In response to Nigeria's condemnation, Col Gaddafi issued a statement to the state-run news agency, Jana.

"It became clear... that Nigeria does not consist of two parts," he accepted, before adding:

"The Yoruba people in the west and south demand independence, while the Igbo people live in the east and south.

"It became clear that the Ijaw people demand independence and the [Hausa] people in the north call for the establishment of the [Hausa] state."

In his original comments, Col Gaddafi said that Nigeria should be divided into two - comparing it to the partition of British India into Hindu-dominated India and Muslim Pakistan, which led to at least 200,000 deaths and possibly as many as one million.
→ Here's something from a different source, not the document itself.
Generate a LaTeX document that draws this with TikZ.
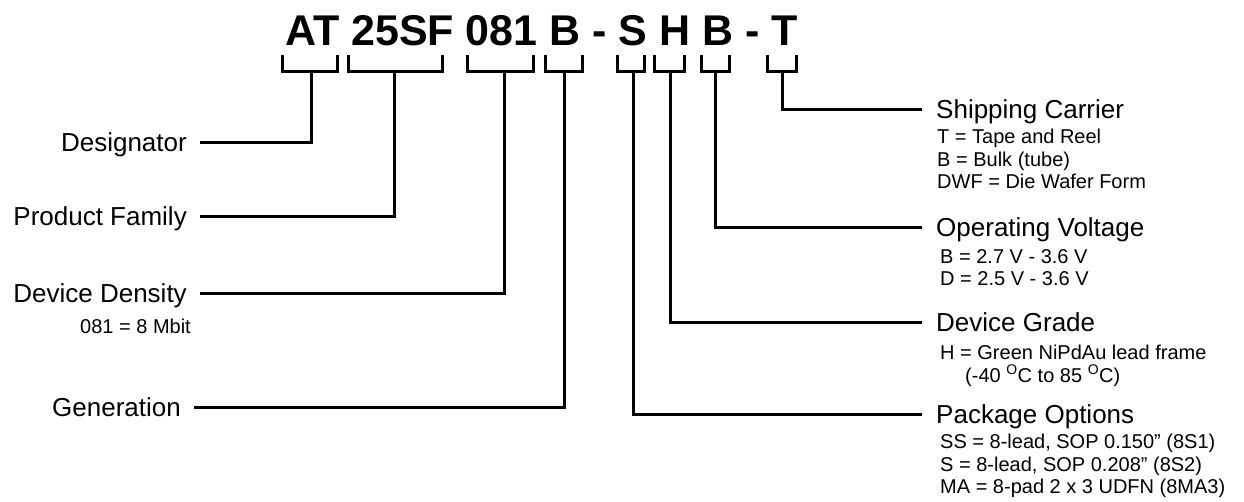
\documentclass[tikz,border=0pt]{standalone}
\usepackage{fontspec}
\setmainfont{Liberation Sans}
\usetikzlibrary{positioning}
\tikzset{
	partcode/.style={font=\fontsize{43}{43}\selectfont\bfseries, inner sep=0pt},
	brk/.style={line width=3pt},
	lead/.style={line width=3pt},
	% field names and their value lists
	field/.style={font=\fontsize{26}{26}\selectfont, inner sep=0pt, text height=18pt, text depth=0pt},
	note/.style={font=\fontsize{20}{22.5}\selectfont, inner sep=0pt, align=left, anchor=north west},
}

\begin{document}
\begin{tikzpicture}[x=1pt, y=-1pt]
	\useasboundingbox (0,0) rectangle (1244,502);
	\node[partcode, anchor=base west] (code) at (285,46) {AT 25SF 081 B - S H B - T};
	\foreach \l/\r/\m/\n in {282/337/311/ds, 348/442/394/pf, 467/533/504/dd, 545/582/564/gn, 617/644/633/po, 654/684/670/dg, 701/729/715/ov, 767/796/782/sc} {
		\draw[brk] (\l,55) |- (\r,72) -- (\r,55);
		\coordinate (b\n) at (\m,72);
	}
	\node[field, anchor=east] (ds) at (187,143) {Designator};
	\node[field, anchor=east] (pf) at (187,217) {Product Family};
	\node[field, anchor=east] (dd) at (187,294) {Device Density};
	\node[field, anchor=east] (gn) at (181,407) {Generation};
	\node[note] (ddn) at (80,319) {081 = 8 Mbit};
	\node[field, anchor=west] (sc) at (936,110) {Shipping Carrier};
	\node[field, anchor=west] (ov) at (936,228) {Operating Voltage};
	\node[field, anchor=west] (dg) at (936,323) {Device Grade};
	\node[field, anchor=west] (po) at (936,414) {Package Options};
	\node[note] (scn) at (937,129) {T = Tape and Reel\\B = Bulk (tube)\\DWF = Die Wafer Form};
	\node[note] (ovn) at (940,249) {B = 2.7 V - 3.6 V\\D = 2.5 V - 3.6 V};
	\node[note] (dgn) at (940,345) {H = Green NiPdAu lead frame\\\hspace*{25pt}(-40 \textsuperscript{O}C to 85 \textsuperscript{O}C)};
	\node[note] (pon) at (940,434) {SS = 8-lead, SOP 0.150” (8S1)\\S = 8-lead, SOP 0.208” (8S2)\\MA = 8-pad 2 x 3 UDFN (8MA3)};
	\foreach \n in {ds, pf, dd, gn}
		\draw[lead] (b\n) |- ([xshift=13pt]\n.east);
	\foreach \n in {sc, ov, dg, po}
		\draw[lead] (b\n) |- ([xshift=-14pt]\n.west);
\end{tikzpicture}
\end{document}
But the Libyan leader now suggests Nigeria should follow in the footsteps of Yugoslavia.

He says the most bloody conflict in the former-Yugoslavia - in Bosnia - arose because that was a multi-ethnic state, while the other countries seceded "peacefully".

An attempt by Nigeria's Igbo people to gain independence in 1967 sparked a war which left more than one million people dead.

Hundreds have died this year in violence between rival Muslim and Christian groups around the city of Jos.

Nigeria is Africa's most populous nation, with some 130 million people. It has more than 250 different ethnic groups, broadly divided into a largely Muslim north and mainly Christian south.
Posted by:john frum

#1  For once Ghaddafi is right, although its 60 years too late.

The West supported Muslim slaughter of Christians in the Biafran war. Perhaps 3 million dead.

The semi-feudal and Islamic Hausa-Fulani in the North were traditionally ruled by an autocratic, conservative Islamic hierarchy consisting of some thirty-odd Emirs who, in turn, owed their allegiance to a supreme Sultan. This Sultan was regarded as the source of all political power and religious authority.

The Yoruba political system in the southwest, like that of the Hausa-Fulani, also consisted of a series of monarchs being the Oba. The Yoruba monarchs, however, were less autocratic than those in the North, and the political and social system of the Yoruba accordingly allowed for greater upward mobility based on acquired rather than inherited wealth and title.

The Igbo in the southeast, in contrast to the two other groups, lived mostly in mostly autonomous, democratically-organized communities although there were monarchs in many of these ancient cities such as the Kingdom of Nri, Arochukwu and Onitsha. Unlike the other two regions, decisions among the Igbo were made by a general assembly in which every man could participate.


Not to mention abandoning genuine democracy in Africa.